What Are Natural Vibrations?
Natural vibrations occur when an object or system oscillates at its inherent frequency without external forces continuously driving it. Every physical object has a natural frequency determined by its physical properties, such as mass, stiffness, and shape.
The Role of Mathematical Analysis
Mathematical analysis allows us to model complex systems using equations. Differential equations are particularly important in describing how vibrations evolve over time. Solving these equations reveals the system’s behavior, including its resonance frequencies and response to external stimuli.
Modeling Vibrations with Differential Equations
For simple systems like a mass-spring oscillator, the motion can be described by a second-order differential equation:
m \frac{d^2x}{dt^2} + c \frac{dx}{dt} + kx = 0
where m is mass, c is damping coefficient, and k is stiffness. Solving this equation provides insights into the frequency and amplitude of vibrations.
Resonance and Its Effects
Resonance occurs when an external force matches an object’s natural frequency, leading to large amplitude oscillations. This phenomenon can be both beneficial, such as in musical instruments, and destructive, as in structural failures.
Mathematical Prediction of Resonance
By analyzing the system’s differential equations, engineers can identify resonance frequencies. This allows for designing structures that avoid destructive resonance or harness it for useful purposes.

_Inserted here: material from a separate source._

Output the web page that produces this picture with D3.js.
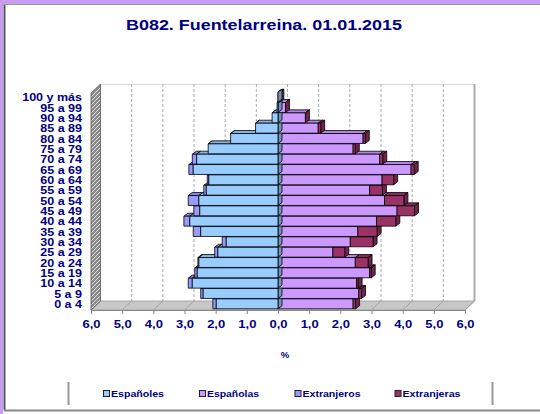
<!DOCTYPE html>
<html><head><meta charset="utf-8">
<script src="https://cdn.jsdelivr.net/npm/d3@7"></script>
<style>body{margin:0;background:#fff}svg{display:block}</style>
</head><body><svg id="c" width="540" height="414"></svg>
<script>
const ageGroups = ["0 a 4","5 a 9","10 a 14","15 a 19","20 a 24","25 a 29","30 a 34","35 a 39","40 a 44","45 a 49","50 a 54","55 a 59","60 a 64","65 a 69","70 a 74","75 a 79","80 a 84","85 a 89","90 a 94","95 a 99","100 y más"];
const espanoles   = [1.98,2.40,2.75,2.59,2.54,1.93,1.66,2.48,2.83,2.51,2.54,2.30,2.22,2.72,2.61,2.24,1.52,0.72,0.19,0.03,0.00];
const extranjeros = [0.11,0.08,0.13,0.08,0.03,0.10,0.13,0.24,0.19,0.19,0.34,0.08,0.05,0.14,0.14,0.00,0.00,0.00,0.00,0.00,0.00];
const espanolas   = [2.41,2.59,2.52,2.94,2.48,1.76,2.32,2.56,3.16,3.82,3.42,2.94,3.34,4.27,3.26,2.41,2.73,1.29,0.88,0.24,0.06];
const extranjeras = [0.08,0.09,0.05,0.05,0.41,0.38,0.73,0.62,0.62,0.56,0.62,0.41,0.37,0.10,0.10,0.07,0.07,0.08,0.00,0.00,0.00];
const xTicks = [-6,-5,-4,-3,-2,-1,0,1,2,3,4,5,6];
const legendNames = ["Españoles","Españolas","Extranjeros","Extranjeras"];
const legendColors = ["#99ccff","#cc99ff","#9999ff","#993366"];
const titleText = "B082. Fuentelarreina. 01.01.2015";

const NAVY = "#000080";
const FONT = "Liberation Sans, Arial, sans-serif";
const svg = d3.select("#c");
const defs = svg.append("defs");
const pat = defs.append("pattern").attr("id","hatch").attr("patternUnits","userSpaceOnUse")
  .attr("width",4).attr("height",4);
pat.append("rect").attr("width",4).attr("height",4).attr("fill","#8c8c8c");
pat.append("path").attr("d","M-1,5 L5,-1").attr("stroke","#e8e8e8").attr("stroke-width",0.9);

function stretch(sel, k){
  sel.each(function(){ const L = this.getComputedTextLength();
    d3.select(this).attr("textLength", L*k).attr("lengthAdjust","spacingAndGlyphs"); });
}

// outer frame
svg.append("rect").attr("x",0).attr("y",0).attr("width",540).attr("height",4).attr("fill","#c79cf2");
svg.append("rect").attr("x",0).attr("y",0).attr("width",3).attr("height",414).attr("fill","#c79cf2");
svg.append("line").attr("x1",4.5).attr("x2",4.5).attr("y1",4).attr("y2",410).attr("stroke","#555").attr("stroke-width",2);
svg.append("line").attr("x1",4).attr("x2",540).attr("y1",4.5).attr("y2",4.5).attr("stroke","#999").attr("stroke-width",1);
svg.append("line").attr("x1",4).attr("x2",540).attr("y1",410.5).attr("y2",410.5).attr("stroke","#888").attr("stroke-width",2);

// title
svg.append("text").attr("x",264).attr("y",29.5).attr("text-anchor","middle")
  .attr("font-family",FONT).attr("font-weight","bold")
  .attr("font-size",15).attr("fill",NAVY)
  .attr("textLength",276).attr("lengthAdjust","spacingAndGlyphs").text(titleText);

const x = d3.scaleLinear().domain([-6,6]).range([91,465]);
const y = d3.scaleBand().domain(ageGroups).range([309,92]).paddingInner(0.04).paddingOuter(0.02);
const DX = 9.5, DY = 9;          // wall depth
const bdx = 4, bdy = 3;          // bar depth
const yFrontTop = 93, yFrontBot = 310;

// back wall
const g = svg.append("g");
g.append("rect").attr("x",x(-6)+DX).attr("y",yFrontTop-DY).attr("width",x(6)-x(-6)).attr("height",yFrontBot-yFrontTop)
  .attr("fill","#fff");
g.append("line").attr("x1",x(-6)+DX).attr("x2",x(6)+DX).attr("y1",yFrontTop-DY+0.5).attr("y2",yFrontTop-DY+0.5)
  .attr("stroke","#ddd");
xTicks.filter(v=>Math.abs(v)<6).forEach(v=>{
  g.append("line").attr("x1",x(v)+DX).attr("x2",x(v)+DX).attr("y1",yFrontTop-DY).attr("y2",yFrontBot-DY)
    .attr("stroke","#aaa").attr("stroke-dasharray","3,2");
});
g.append("line").attr("x1",x(6)+DX).attr("x2",x(6)+DX).attr("y1",yFrontTop-DY).attr("y2",yFrontBot-DY)
  .attr("stroke","#aaa").attr("stroke-width",2);
// floor
g.append("polygon").attr("points",[[x(-6),yFrontBot],[x(6),yFrontBot],[x(6)+DX,yFrontBot-DY],[x(-6)+DX,yFrontBot-DY]].join(" "))
  .attr("fill","#c8c8c8").attr("stroke","#999").attr("stroke-width",0.8);
xTicks.forEach(v=>{
  g.append("line").attr("x1",x(v)+DX).attr("x2",x(v)).attr("y1",yFrontBot-DY).attr("y2",yFrontBot)
    .attr("stroke","#999").attr("stroke-width",0.8);
});
// left wall
g.append("polygon").attr("points",[[x(-6),yFrontTop],[x(-6)+DX,yFrontTop-DY],[x(-6)+DX,yFrontBot-DY],[x(-6),yFrontBot]].join(" "))
  .attr("fill","url(#hatch)").attr("stroke","#555").attr("stroke-width",0.8);

// bars
const bars = svg.append("g").attr("stroke","#000").attr("stroke-width",0.8).attr("stroke-linejoin","round");
function box(xa, xb, yt, h, color, top, right){
  const x0 = Math.min(xa,xb), x1 = Math.max(xa,xb);
  const c = d3.color(color);
  if (top) bars.append("polygon").attr("points",[[x0,yt],[x0+bdx,yt-bdy],[x1+bdx,yt-bdy],[x1,yt]].join(" "))
    .attr("fill",c.darker(0.35));
  if (right) bars.append("polygon").attr("points",[[x1,yt],[x1+bdx,yt-bdy],[x1+bdx,yt-bdy+h],[x1,yt+h]].join(" "))
    .attr("fill",c.darker(0.9));
  bars.append("rect").attr("x",x0).attr("y",yt).attr("width",x1-x0).attr("height",h).attr("fill",color);
}
const h = y.bandwidth();
ageGroups.forEach((a,i)=>{
  const yt = y(a);
  const f1 = espanolas[i], f2 = extranjeras[i];
  box(x(0), x(f1), yt, h, legendColors[1], true, false);
  box(x(f1), x(f1+f2), yt, h, legendColors[3], true, true);
  const m1 = espanoles[i], m2 = extranjeros[i];
  box(x(-m1-m2), x(-m1), yt, h, legendColors[2], true, false);
  box(x(-m1), x(0), yt, h, legendColors[0], true, true);
});

// x axis
const xa = svg.append("g").attr("transform",`translate(0,${yFrontBot})`)
  .call(d3.axisBottom(x).tickValues(xTicks).tickSize(4).tickPadding(7)
    .tickFormat(d=>Math.abs(d).toFixed(1).replace(".",",")));
xa.select(".domain").attr("stroke","#888");
xa.selectAll(".tick line").attr("stroke","#888");
xa.selectAll("text").attr("font-family",FONT).attr("font-weight","bold")
  .attr("font-size",10).attr("fill",NAVY);
stretch(xa.selectAll("text"), 1.3);

// y labels
const ya = svg.append("g").attr("transform","translate(82,0)")
  .call(d3.axisLeft(y).tickSize(0).tickPadding(0));
ya.select(".domain").remove();
ya.selectAll("text").attr("font-family",FONT).attr("font-weight","bold")
  .attr("font-size",10).attr("fill",NAVY).attr("dy","0.4em");
stretch(ya.selectAll("text"), 1.25);

// % label
svg.append("text").attr("x",285).attr("y",358).attr("text-anchor","middle")
  .attr("font-family",FONT).attr("font-weight","bold")
  .attr("font-size",9.5).attr("fill",NAVY).text("%");

// legend
svg.append("line").attr("x1",68.5).attr("x2",68.5).attr("y1",382).attr("y2",405).attr("stroke","#999").attr("stroke-width",2);
svg.append("line").attr("x1",492.5).attr("x2",492.5).attr("y1",382).attr("y2",405).attr("stroke","#999").attr("stroke-width",2);
const legX = [103.5,199.5,295,395];
const legW = [53,52,58,58];
legendNames.forEach((n,i)=>{
  svg.append("rect").attr("x",legX[i]).attr("y",390.5).attr("width",6).attr("height",6)
    .attr("fill",legendColors[i]).attr("stroke","#222").attr("stroke-width",1);
  svg.append("text").attr("x",legX[i]+7.5).attr("y",396.5)
    .attr("font-family",FONT).attr("font-weight","bold")
    .attr("font-size",8.5).attr("fill",NAVY)
    .attr("textLength",legW[i]).attr("lengthAdjust","spacingAndGlyphs").text(n);
});
</script></body></html>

Applications of Mathematical Analysis in Vibrations
- Designing earthquake-resistant buildings
- Creating musical instruments with desired tonal qualities
- Developing mechanical components that minimize unwanted vibrations
- Analyzing the stability of bridges and towers
In conclusion, applying mathematical analysis to the study of natural vibrations and resonance enables us to understand, predict, and control these phenomena across various disciplines. This integration of mathematics and physics is vital for technological advancement and safety.